↓↓↓

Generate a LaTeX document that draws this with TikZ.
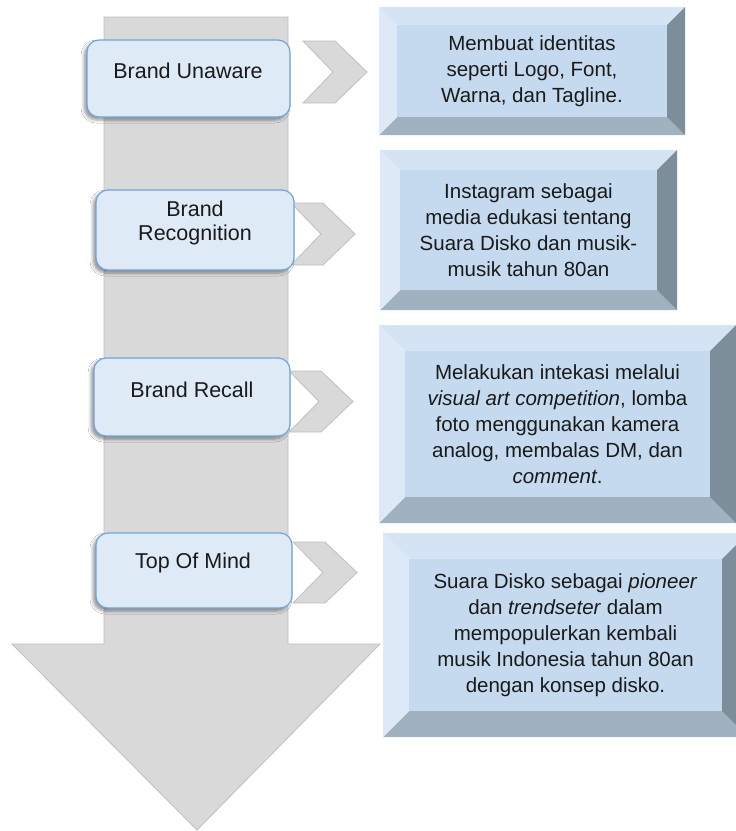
\documentclass[tikz,border=0pt]{standalone}
\usepackage{fontspec}
\setmainfont{Liberation Sans}
\usetikzlibrary{shadows.blur}
\definecolor{arrowfill}{HTML}{D9D9D9}
\definecolor{arrowline}{HTML}{BFBFBF}
\definecolor{stagefill}{HTML}{DEEBF7}
\definecolor{stageline}{HTML}{6FA5DA}
\definecolor{bvfacec}{HTML}{C5DAEE}
\definecolor{bvtopc}{HTML}{D4E4F4}
\definecolor{bvleftc}{HTML}{DDE9F6}
\definecolor{bvrightc}{HTML}{7D8E9B}
\definecolor{bvbotc}{HTML}{A0B1C0}
\definecolor{txt}{HTML}{1A1A1A}
\tikzset{
  bigarrow/.style={fill=arrowfill, draw=arrowline, line width=0.8pt},
  chev/.style={fill=arrowfill, draw=arrowline, line width=0.8pt},
  stagebox/.style={fill=stagefill, draw=stageline, line width=1.2pt, rounded corners=12pt,
    blur shadow={shadow xshift=-3pt, shadow yshift=-3pt, shadow blur radius=3pt, shadow opacity=40}},
  stagetext/.style={text=txt, font=\fontsize{21.5}{24}\selectfont, align=center, inner sep=0pt},
  bvtop/.style={fill=bvtopc},
  bvbot/.style={fill=bvbotc},
  bvleft/.style={fill=bvleftc},
  bvright/.style={fill=bvrightc},
  bvface/.style={fill=bvfacec, inner sep=0pt, text=txt, align=center,
    font=\fontsize{20.5}{26}\selectfont},
}
\newcommand\bevelbox[7]{%
  \fill[bvtop] (#2,#3) -- (#4,#3) -- (#4-#6,#3+#6) -- (#2+#6,#3+#6) -- cycle;
  \fill[bvbot] (#2,#5) -- (#4,#5) -- (#4-#6,#5-#6) -- (#2+#6,#5-#6) -- cycle;
  \fill[bvleft] (#2,#3) -- (#2+#6,#3+#6) -- (#2+#6,#5-#6) -- (#2,#5) -- cycle;
  \fill[bvright] (#4,#3) -- (#4-#6,#3+#6) -- (#4-#6,#5-#6) -- (#4,#5) -- cycle;
  \node[bvface, minimum width=#4-#2-2*#6, minimum height=#5-#3-2*#6] (#1) at ({(#2+#4)/2},{(#3+#5)/2}) {#7};
}
\newcommand\chevshape[4]{% x-left, y-top, y-bottom, x-tip
  \draw[chev] (#1,#2) -- (#1+32,#2) -- (#4,{(#2+#3)/2}) -- (#1+32,#3) -- (#1,#3) -- (#1+30,{(#2+#3)/2}) -- cycle;
}
\begin{document}
\begin{tikzpicture}[x=1pt,y=-1pt]
\clip (0,0) rectangle (736,831);
\fill[white] (0,0) rectangle (736,831);
% big down arrow
\draw[bigarrow] (104,17) -- (288,17) -- (288,644) -- (380,644) -- (197,830) -- (12,644) -- (104,644) -- cycle;
% chevrons
\chevshape{303}{41}{103}{367}
\chevshape{291}{203}{265}{355}
\chevshape{289}{371}{432}{353}
\chevshape{293}{542}{603}{357}
% stage boxes
\node[stagebox, minimum width=203, minimum height=77] (s1) at (188.5,78.5) {};
\node[stagebox, minimum width=198, minimum height=80] (s2) at (195,230) {};
\node[stagebox, minimum width=196, minimum height=78] (s3) at (192,397) {};
\node[stagebox, minimum width=196, minimum height=75] (s4) at (194,570.5) {};
\node[stagetext] (t1) at (188,71) {Brand Unaware};
\node[stagetext] (t2) at (195,223) {Brand\\Recognition};
\node[stagetext] (t3) at (192,390) {Brand Recall};
\node[stagetext] (t4) at (193,563) {Top Of Mind};
% bevel boxes
\bevelbox{b1}{379}{7}{685}{135}{18}{Membuat identitas\\seperti Logo, Font,\\Warna, dan Tagline.}
\bevelbox{b2}{380}{150}{677}{310}{20}{Instagram sebagai\\media edukasi tentang\\Suara Disko dan musik-\\musik tahun 80an}
\bevelbox{b3}{379}{325}{736}{523}{26}{Melakukan intekasi melalui\\\textit{visual art competition}, lomba\\foto menggunakan kamera\\analog, membalas DM, dan\\\textit{comment}.}
\bevelbox{b4}{383}{533}{748}{737}{26}{Suara Disko sebagai \textit{pioneer}\\dan \textit{trendseter} dalam\\mempopulerkan kembali\\musik Indonesia tahun 80an\\dengan konsep disko.}
\end{tikzpicture}
\end{document}
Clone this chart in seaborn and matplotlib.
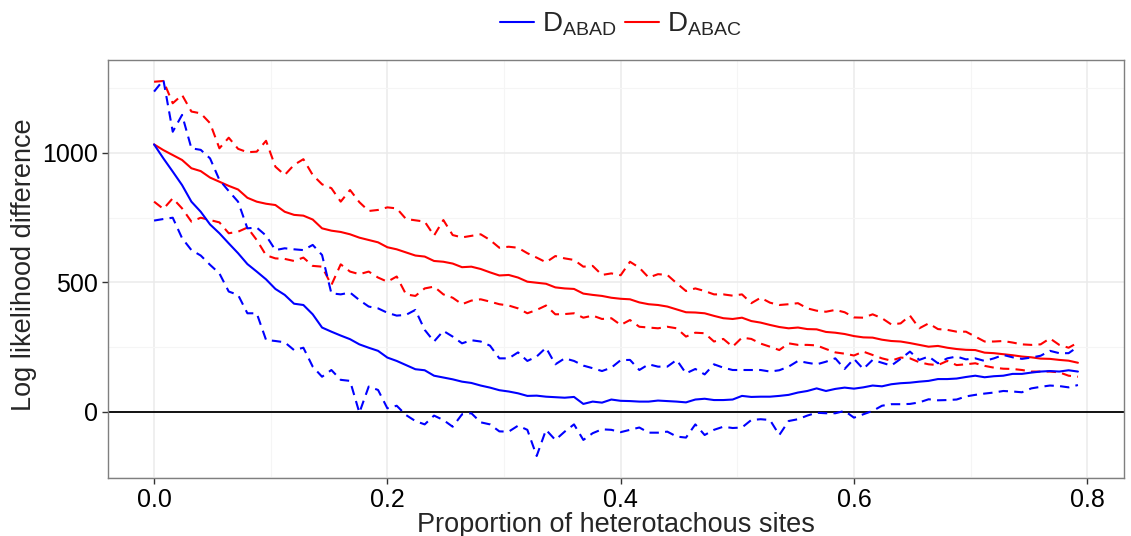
import numpy as np
import pandas as pd
import matplotlib
matplotlib.use("Agg")
import matplotlib.pyplot as plt
from matplotlib.lines import Line2D
from matplotlib.ticker import MultipleLocator
import seaborn as sns

# Proportion of heterotachous sites (step 0.008)
prop = [round(0.008 * k, 3) for k in range(100)]

abad_mean = [1033, 979, 928, 876, 812, 773, 724, 690, 651, 613, 571, 542, 512,
             475, 452, 418, 413, 377, 326, 310, 295, 281, 261, 248, 236, 210,
             197, 181, 165, 161, 140, 133, 126, 117, 112, 102, 94, 84,
             79, 72, 62, 63, 59, 57, 55, 58, 31, 40, 36, 48, 43,
             42, 40, 40, 44, 42, 40, 37, 48, 51, 46, 46, 48,
             62, 58, 59, 59, 62, 66, 75, 81, 91, 81, 89, 94, 90,
             95, 102, 99, 107, 111, 113, 117, 120, 127, 127, 129, 135,
             140, 134, 138, 140, 147, 147, 152, 156, 158, 156, 161, 156]

abad_upper = [1237, 1282, 1082, 1147, 1018, 1012, 979, 896, 853, 812, 709, 712, 681,
              625, 632, 628, 625, 645, 606, 458, 454, 461, 432, 407, 400, 383,
              372, 375, 394, 317, 272, 313, 291, 265, 277, 272, 256, 207,
              207, 230, 197, 214, 248, 184, 207, 197, 179, 169, 158, 171, 200,
              201, 162, 184, 175, 175, 201, 149, 166, 145, 184, 171, 162,
              162, 162, 162, 156, 161, 175, 197, 190, 184, 194, 207, 166, 205,
              166, 201, 190, 179, 205, 233, 201, 214, 188, 207, 214, 203,
              207, 197, 207, 220, 211, 205, 210, 217, 236, 227, 227, 252]

abad_lower = [739, 745, 750, 671, 625, 604, 568, 535, 465, 452, 381, 381, 278,
              274, 269, 239, 248, 175, 136, 162, 124, 120, -3, 98, 85, 14,
              24, -12, -35, -48, -14, -31, -57, -9, -5, -40, -48, -75,
              -76, -53, -69, -170, -69, -108, -76, -48, -108, -82, -67, -69, -78,
              -69, -60, -80, -80, -76, -95, -99, -48, -89, -69, -57, -62,
              -60, -31, -28, -31, -89, -35, -28, -14, -3, -5, -5, 4, -22,
              -9, 4, 24, 30, 30, 31, 37, 49, 45, 46, 48, 60,
              66, 71, 75, 81, 79, 76, 91, 97, 102, 100, 95, 104]

abac_mean = [1033, 1011, 992, 973, 941, 930, 905, 889, 873, 859, 827, 812, 804,
             799, 773, 761, 758, 743, 709, 700, 695, 686, 673, 664, 655, 636,
             628, 616, 604, 600, 583, 580, 573, 559, 561, 552, 539, 527,
             529, 519, 503, 499, 495, 481, 477, 475, 457, 452, 448, 441, 437,
             435, 423, 416, 413, 407, 396, 385, 384, 381, 371, 362, 359,
             364, 351, 345, 336, 328, 323, 326, 320, 319, 309, 306, 301, 293,
             288, 287, 279, 274, 272, 266, 259, 252, 255, 248, 243, 240,
             239, 229, 227, 223, 219, 214, 211, 206, 205, 201, 198, 190]

abac_upper = [1275, 1278, 1192, 1224, 1160, 1153, 1115, 1018, 1059, 1016, 1003, 1005, 1047,
              947, 915, 954, 976, 915, 879, 864, 812, 857, 810, 776, 780, 790,
              786, 745, 740, 735, 681, 741, 683, 674, 680, 686, 664, 634,
              638, 634, 613, 596, 578, 602, 593, 587, 561, 564, 529, 535, 528,
              580, 557, 519, 532, 529, 497, 467, 477, 467, 454, 454, 449,
              454, 420, 441, 422, 413, 416, 420, 400, 391, 387, 394, 385, 365,
              364, 377, 362, 338, 342, 372, 323, 342, 320, 317, 310, 310,
              291, 272, 272, 274, 268, 261, 259, 261, 284, 259, 248, 268]

abac_lower = [812, 784, 825, 786, 735, 750, 741, 732, 690, 696, 712, 664, 605,
              593, 591, 583, 596, 564, 561, 490, 570, 542, 532, 542, 519, 503,
              523, 454, 448, 477, 484, 454, 441, 416, 430, 435, 426, 416,
              411, 400, 381, 394, 411, 377, 378, 381, 364, 372, 359, 362, 336,
              355, 329, 326, 323, 329, 323, 291, 306, 304, 272, 282, 252,
              287, 282, 264, 252, 239, 265, 259, 259, 257, 243, 230, 225, 218,
              233, 220, 207, 198, 210, 207, 192, 184, 181, 197, 181, 184,
              188, 178, 171, 167, 166, 162, 156, 156, 156, 153, 140, 136]

colors = {"ABAD": "#0000FF", "ABAC": "#FF0000"}

frames = []
for name, mean, up, lo in [("ABAD", abad_mean, abad_upper, abad_lower),
                           ("ABAC", abac_mean, abac_upper, abac_lower)]:
    for stat, vals in [("mean", mean), ("upper", up), ("lower", lo)]:
        frames.append(pd.DataFrame({"prop": prop, "value": vals,
                                    "series": name, "stat": stat}))
df = pd.concat(frames, ignore_index=True)

sns.set_theme(style="white")
plt.rcParams["font.family"] = ["Liberation Sans", "DejaVu Sans"]
plt.rcParams["mathtext.fontset"] = "custom"
plt.rcParams["mathtext.rm"] = "Liberation Sans"

fig = plt.figure(figsize=(11.31, 5.36), dpi=100)
ax = fig.add_axes([108 / 1131, 1 - 478 / 536, (1124 - 108) / 1131, (478 - 60) / 536])

# grid (theme_bw style)
ax.set_axisbelow(True)
ax.xaxis.set_major_locator(MultipleLocator(0.2))
ax.xaxis.set_minor_locator(MultipleLocator(0.1))
ax.yaxis.set_major_locator(MultipleLocator(500))
ax.yaxis.set_minor_locator(MultipleLocator(250))
ax.grid(which="major", color="#ebebeb", linewidth=1.1)
ax.grid(which="minor", color="#f5f5f5", linewidth=0.8)

ax.axhline(0, color="black", linewidth=1.3, zorder=1.5)

dash = (4.5, 3)
for name in ["ABAC", "ABAD"]:
    sub = df[df["series"] == name]
    for stat in ["upper", "lower", "mean"]:
        part = sub[sub["stat"] == stat]
        sns.lineplot(data=part, x="prop", y="value", ax=ax, color=colors[name],
                     linewidth=1.5, estimator=None, legend=False)
        if stat != "mean":
            ax.lines[-1].set_dashes(dash)

ax.set_xlim(-0.0395, 0.8315)
ax.set_ylim(-255, 1359)

for sp in ax.spines.values():
    sp.set_color("#7f7f7f")
    sp.set_linewidth(1.0)

ax.tick_params(axis="both", which="major", length=4, width=1, color="#333333",
               labelsize=18, labelcolor="black", direction="out", pad=3,
               bottom=True, left=True)
ax.tick_params(axis="both", which="minor", length=0)
ax.set_xticks([0.0, 0.2, 0.4, 0.6, 0.8])
ax.set_xticklabels(["0.0", "0.2", "0.4", "0.6", "0.8"])
ax.set_yticks([0, 500, 1000])
ax.set_yticklabels(["0", "500", "1000"])

ax.set_xlabel("Proportion of heterotachous sites", fontsize=19.5, labelpad=0)
ax.set_ylabel("Log likelihood difference", fontsize=19.5)
ax.yaxis.set_label_coords(-0.07, 0.51)

handles = [Line2D([], [], color=colors["ABAD"], linewidth=1.5),
           Line2D([], [], color=colors["ABAC"], linewidth=1.5)]
labels = [r"$\mathregular{D_{ABAD}}$", r"$\mathregular{D_{ABAC}}$"]
fig.legend(handles, labels, loc="center", bbox_to_anchor=(0.549, 0.955), ncol=2,
           frameon=False, fontsize=20, handlelength=1.22, handletextpad=0.29,
           columnspacing=0.32, borderpad=0.2)

fig.savefig("out.png", dpi=100)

↑↑↑

Required work: Begin with the line that contains "Clone this chart in seaborn and matplotlib." and end with the line that contains "prop = [round(0.008"; write out both and all lines between exactly, but no pictures.

Full response:
Clone this chart in seaborn and matplotlib.
import numpy as np
import pandas as pd
import matplotlib
matplotlib.use("Agg")
import matplotlib.pyplot as plt
from matplotlib.lines import Line2D
from matplotlib.ticker import MultipleLocator
import seaborn as sns

# Proportion of heterotachous sites (step 0.008)
prop = [round(0.008 * k, 3) for k in range(100)]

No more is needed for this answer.